The two companies previously indicated that the tie-up would bring £55 million of annualised cost savings. However, the merger planning has allowed costs to be cut by £43 million since the deal was announced and Granada has now identified a further £57 million that could be saved.
“Our investment strategy in ITV’s schedule is working, cost savings are ahead of plan and we are generating strong cash flows,” said Granada chairman Charles Allen. He had previously dismissed suggestions by media aficionado David Elstein that £100 million could be extracted through the creation of a single ITV.
Healthy results
Granada has reported pre-tax profits of £143 million for the year ending 30 September, up 14% on the previous year, while revenues rose marginally to £1.41 billion. Carlton also performed well as demonstrated by profits before tax of £60 million, an increase of 68%. Group turnover was unchanged at £1.01 billion.

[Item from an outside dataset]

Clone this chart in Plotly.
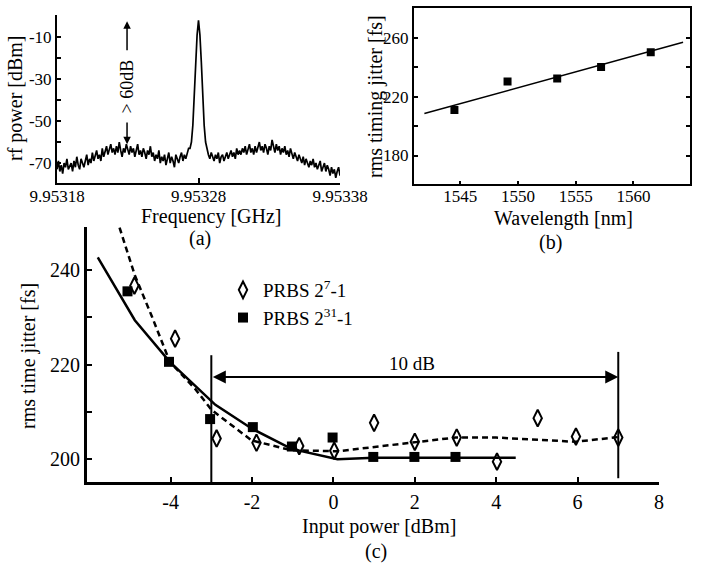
import plotly.graph_objects as go

FONT = "Liberation Serif, Times New Roman, serif"
W, H = 702, 563

# ---------------- (a) RF spectrum ----------------
f_start = 9.95318
f_step = 1e-6
rf_power = [
    -73, -69, -74, -71, -75, -70, -72, -68, -73, -71,
    -70, -74, -69, -72, -67, -71, -73, -68, -70, -72,
    -69, -66, -71, -68, -70, -65, -69, -67, -64, -68,
    -66, -69, -63, -67, -65, -62, -66, -64, -61, -65,
    -63, -66, -62, -65, -60, -64, -67, -63, -65, -61,
    -64, -66, -62, -65, -63, -67, -64, -61, -66, -64,
    -67, -63, -65, -68, -64, -66, -62, -67, -65, -69,
    -66, -68, -64, -70, -67, -69, -66, -71, -68, -65,
    -70, -67, -69, -72, -66, -68, -70, -67, -65, -69,
    -66, -68, -65, -63,
    -63, -60, -52, -38, -22, -9, -2, -9, -22, -38, -52, -60, -64,
    -66, -68, -65,
    -67, -69, -66, -68, -65, -70, -67, -66, -69, -67,
    -65, -68, -66, -64, -67, -65, -68, -63, -66, -64,
    -66, -63, -65, -62, -66, -64, -61, -65, -63, -66,
    -62, -65, -63, -60, -64, -62, -65, -61, -63, -66,
    -62, -64, -59, -63, -65, -61, -64, -62, -66, -63,
    -65, -62, -66, -64, -67, -63, -66, -68, -65, -67,
    -69, -66, -68, -70, -67, -71, -68, -70, -72, -69,
    -71, -68, -72, -70, -73, -71, -69, -74, -72, -70,
    -74, -71, -73, -76, -72, -75, -73, -77, -74, -72, -76,
]
freq = [f_start + i * f_step for i in range(len(rf_power))]
a_xticks = [9.95318, 9.95328, 9.95338]
a_xticktext = ["9.95318", "9.95328", "9.95338"]
a_yticks = [-70, -60, -50, -40, -30, -20, -10]
a_yticktext = ["-70", "", "-50", "", "-30", "", "-10"]
arrow_freq = 9.9532295

# ---------------- (b) jitter vs wavelength ----------------
wavelength = [1544.5, 1549.1, 1553.4, 1557.2, 1561.5]
jitter_b = [210.8, 230.2, 232.2, 240.1, 250.1]
wl_fit = [1541.9, 1564.3]
jit_fit = [208.5, 256.9]
b_yticks = [180, 200, 220, 240, 260]
b_yticktext = ["180", "", "220", "", "260"]
b_xticks = [1545, 1550, 1555, 1560]

# ---------------- (c) jitter vs input power ----------------
p7_x = [-4.89, -3.89, -2.87, -1.89, -0.84, 0.02, 1.0, 2.0, 3.03, 4.02, 5.02, 5.96, 7.0]
p7_y = [236.7, 225.5, 204.4, 203.5, 202.8, 201.8, 207.7, 203.7, 204.6, 199.5, 208.7, 204.8, 204.6]
p31_x = [-5.06, -4.04, -3.03, -1.98, -1.02, -0.02, 0.98, 1.99, 3.0]
p31_y = [235.5, 220.6, 208.5, 206.8, 202.7, 204.6, 200.5, 200.5, 200.5]
fit31_x = [-5.79, -4.88, -4.02, -2.9, -2.01, -1.03, 0.1, 1.0, 2.0, 3.0, 4.48]
fit31_y = [242.7, 229.4, 220.6, 211.5, 206.5, 202.2, 200.0, 200.3, 200.3, 200.3, 200.3]
fit7_x = [-5.33, -4.88, -4.47, -4.02, -3.4, -2.99, -2.01, -1.03, 0.11, 1.0, 2.0, 3.0, 4.0, 5.0, 5.95, 7.0]
fit7_y = [251.0, 238.9, 230.4, 220.6, 214.9, 210.4, 204.0, 201.9, 201.7, 202.6, 203.7, 204.6, 204.6, 204.2, 203.7, 204.7]
c_xticks = [-4, -2, 0, 2, 4, 6, 8]
c_xticktext = ["-4", "-2", "0", "2", "4", "6", "8"]
c_yticks = [200, 210, 220, 230, 240]
c_yticktext = ["200", "", "220", "", "240"]
range_lo, range_hi = -3, 7
range_y = 217.4


def px(x):
    return x / W


def py(y):
    return 1 - y / H


fig = go.Figure()

fig.add_trace(go.Scatter(x=freq, y=rf_power, mode="lines",
                         line=dict(color="black", width=1.7),
                         xaxis="x", yaxis="y", showlegend=False))

fig.add_trace(go.Scatter(x=wl_fit, y=jit_fit, mode="lines",
                         line=dict(color="black", width=1.5),
                         xaxis="x2", yaxis="y2", showlegend=False))
fig.add_trace(go.Scatter(x=wavelength, y=jitter_b, mode="markers",
                         marker=dict(symbol="square", size=8, color="black"),
                         xaxis="x2", yaxis="y2", showlegend=False))

fig.add_trace(go.Scatter(x=fit31_x, y=fit31_y, mode="lines",
                         line=dict(color="black", width=2.5),
                         xaxis="x3", yaxis="y3", showlegend=False))
fig.add_trace(go.Scatter(x=fit7_x, y=fit7_y, mode="lines",
                         line=dict(color="black", width=2.5, dash="6px,4px"),
                         xaxis="x3", yaxis="y3", showlegend=False))
fig.add_trace(go.Scatter(x=p7_x, y=p7_y, mode="markers", name="PRBS 2<sup>7</sup>-1",
                         marker=dict(symbol="diamond-tall-open", size=12, color="black",
                                     line=dict(width=2, color="black")),
                         xaxis="x3", yaxis="y3"))
fig.add_trace(go.Scatter(x=p31_x, y=p31_y, mode="markers", name="PRBS 2<sup>31</sup>-1",
                         marker=dict(symbol="square", size=10, color="black"),
                         xaxis="x3", yaxis="y3"))

tickfont_ab = dict(family=FONT, size=17, color="black")
tickfont_c = dict(family=FONT, size=20, color="black")

common = dict(showgrid=False, zeroline=False, automargin=False, tickcolor="black",
              linecolor="black", showline=True)

fig.update_layout(
    width=W, height=H,
    margin=dict(l=0, r=0, t=0, b=0, pad=0, autoexpand=False),
    paper_bgcolor="white", plot_bgcolor="white",
    font=dict(family=FONT, color="black"),
    xaxis=dict(domain=[px(57), px(340)], range=[9.95318, 9.95338], anchor="y",
               tickmode="array", tickvals=a_xticks, ticktext=a_xticktext,
               ticks="inside", ticklen=5, tickwidth=2, linewidth=2,
               ticklabelstandoff=-3, tickfont=tickfont_ab, **common),
    yaxis=dict(domain=[py(183), py(15)], range=[-79.5, 0.5], anchor="x",
               tickmode="array", tickvals=a_yticks, ticktext=a_yticktext,
               ticks="inside", ticklen=4, tickwidth=1.5, linewidth=2,
               tickfont=tickfont_ab, **common),
    xaxis2=dict(domain=[px(414), px(690)], range=[1541.0, 1564.9], anchor="y2",
                tickmode="array", tickvals=b_xticks,
                ticks="inside", ticklen=3, tickwidth=1.5, linewidth=2, mirror=True,
                ticklabelstandoff=-4, tickfont=tickfont_ab, **common),
    yaxis2=dict(domain=[py(183.5), py(8)], range=[161.0, 280.1], anchor="x2",
                tickmode="array", tickvals=b_yticks, ticktext=b_yticktext,
                ticks="inside", ticklen=4, tickwidth=1.5, linewidth=2, mirror="ticks",
                tickfont=tickfont_ab, **common),
    xaxis3=dict(domain=[px(87), px(659)], range=[-6.055, 8.001], anchor="y3",
                tickmode="array", tickvals=c_xticks, ticktext=c_xticktext,
                ticks="inside", ticklen=5, tickwidth=2, linewidth=3,
                tickfont=tickfont_c, **common),
    yaxis3=dict(domain=[py(482), py(227)], range=[195.2, 249.1], anchor="x3",
                tickmode="array", tickvals=c_yticks, ticktext=c_yticktext,
                ticks="inside", ticklen=5, tickwidth=2, linewidth=3,
                tickfont=tickfont_c, **common),
    legend=dict(x=px(223), y=py(271), xanchor="left", yanchor="top",
                bgcolor="rgba(0,0,0,0)", borderwidth=0,
                font=dict(family=FONT, size=19, color="black"),
                tracegroupgap=0),
)

annotations = [
    dict(text="rf power [dBm]", x=px(16), y=py(98), textangle=-90, font_size=20),
    dict(text="Frequency [GHz]", x=px(211), y=py(216), font_size=20),
    dict(text="(a)", x=px(200), y=py(239), font_size=20),
    dict(text="rms timing jitter [fs]", x=px(375), y=py(97), textangle=-90, font_size=20),
    dict(text="Wavelength [nm]", x=px(563), y=py(218), font_size=20),
    dict(text="(b)", x=px(550), y=py(242), font_size=20),
    dict(text="rms time jitter [fs]", x=px(28), y=py(356), textangle=-90, font_size=20),
    dict(text="Input power [dBm]", x=px(379), y=py(526), font_size=20),
    dict(text="(c)", x=px(376), y=py(551), font_size=20),
]
for a in annotations:
    a.update(xref="paper", yref="paper", showarrow=False,
             xanchor="center", yanchor="middle")
    a["font"] = dict(family=FONT, size=a.pop("font_size"), color="black")

annotations += [
    dict(x=arrow_freq, y=-2.5, ax=arrow_freq, ay=-17, xref="x", yref="y",
         axref="x", ayref="y", text="", showarrow=True, arrowhead=2,
         arrowsize=1, arrowwidth=1.5, arrowcolor="black", standoff=0),
    dict(x=arrow_freq, y=-61, ax=arrow_freq, ay=-50, xref="x", yref="y",
         axref="x", ayref="y", text="", showarrow=True, arrowhead=2,
         arrowsize=1, arrowwidth=1.5, arrowcolor="black", standoff=0),
    dict(x=arrow_freq, y=-33.5, xref="x", yref="y", text="> 60dB", textangle=-90,
         showarrow=False, font=dict(family=FONT, size=18, color="black")),
    dict(x=range_hi, y=range_y, ax=range_lo, ay=range_y, xref="x3", yref="y3",
         axref="x3", ayref="y3", text="", showarrow=True, arrowside="end+start",
         arrowhead=2, startarrowhead=2, arrowsize=1.3, startarrowsize=1.3,
         arrowwidth=2, arrowcolor="black", standoff=0, startstandoff=0),
    dict(x=1.93, y=220.3, xref="x3", yref="y3", text="10 dB", showarrow=False,
         font=dict(family=FONT, size=19, color="black")),
]
fig.update_layout(annotations=annotations)

fig.add_shape(type="line", xref="x3", yref="y3", x0=range_lo, x1=range_lo,
              y0=195.2, y1=222.0, line=dict(color="black", width=2))
fig.add_shape(type="line", xref="x3", yref="y3", x0=range_hi, x1=range_hi,
              y0=196.0, y1=222.7, line=dict(color="black", width=2))

fig.write_html("out.html", config={"responsive": False, "displayModeBar": False},
               post_script="document.body.style.margin='0';document.body.style.padding='0';")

Carlton admitted that its share of total ITV net advertising revenue had fallen by 1.8% with the growing popularity of multi-channel television and the weak economic climate seen as contributory factors.
However, the broadcaster expects its share to grow by 1% in the current quarter on the back of a stronger ITV schedule and improving advertising demand. There are also high hopes for the merged entity in the near future.
“ITV plc will bring together a broadcast business with national reach, a content business of international scale and a clear strategy for maximising revenues in the multi-channel television world,” said Carlton chairman Michael Green.
The so-called ‘Board-in-waiting’ at ITV is committed to growing television’s share of the total display advertisement market and satisfying the demands of viewers and advertisers alike. Allen is to stay on as chief executive but ITV is still seeking a chairman after shareholders opposed Green’s appointment.
The position should be filled in early-2004 while the merger is expected to be completed on 2 February.